In 1962, General Ne Win, a Burmese military leader, carried out a military coup that led to widespread policies targeting Tamilians and other Indian communities, including Sikhs. These communities became caught up in anti-Indian resentment tied to economic dominance, and between the 1960s and 1980s, around 250,000 Indians fled to India — including our family. We had to leave our home once again.
This time, my grandfather Purshottam found some contract work in Jammu for about three years. My father Jassi remained in Rangoon until college studying the University of London curriculum, that was recognised across the subcontinent. When he turned eighteen, he visited his uncle in Gorakhpur and his father in Jammu while waiting for news of admission from the various colleges in India, including IIT Kharagpur. Unfortunately, he was unaware that the Indian government was offering special privileges to refugees like him, and that he had in fact been offered a seat in IIT Kharagpur. Perhaps it was lost in mail, or it was never sent but he never received the letter. It was only two years later, when he met an acquaintance from Burma who was at IIT and recognised his name from the admission list, that he discovered what had happened. Nonetheless, my father went on to attend an engineering college in Rourkela.

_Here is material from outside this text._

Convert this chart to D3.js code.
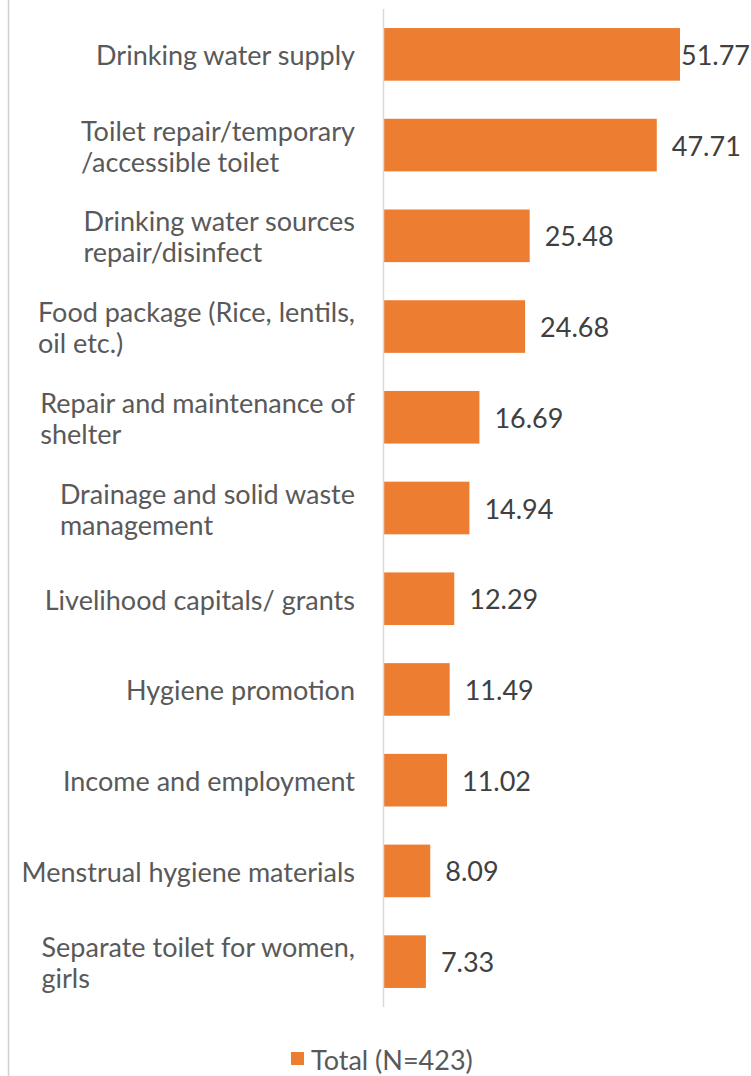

A couple of years later, my grandfather Purushottam heard of opportunities brewing with Tata Steel from a family member in Jamshedpur. Jamshedpur was a rapidly expanding township defined by the establishment of the Tata Iron and Steel Company (TISCO) and he decided to establish a factory there. The factory became an important part of the industrial ecosystem with the Tata Group. My father Jassi and his younger brother Rajeev joined him in the business and helped develop it into a reputed manufacturing unit.
What moves me most about my family’s story is their resilience. They were forced to leave behind their homes, sacrifice businesses, and any sense of certainty not once, but three times – and each time they rebuilt their lives in a new place. Yet while resilience is a beautiful thing to celebrate in stories like mine, less visible are the scars and the burdens families carry within them silently across generations.
When I look at this photograph now, I do not simply see three men standing in a studio in Rawalpindi in 1911. I see the people whose choices, sacrifices, and tenacity still shape the lives of their descendants. What began in this moment has taken our family across borders, through wars, migrations, and repeated upheaval, and yet it still keeps us together through community, faith, hard work, and an enduring closeness to one another.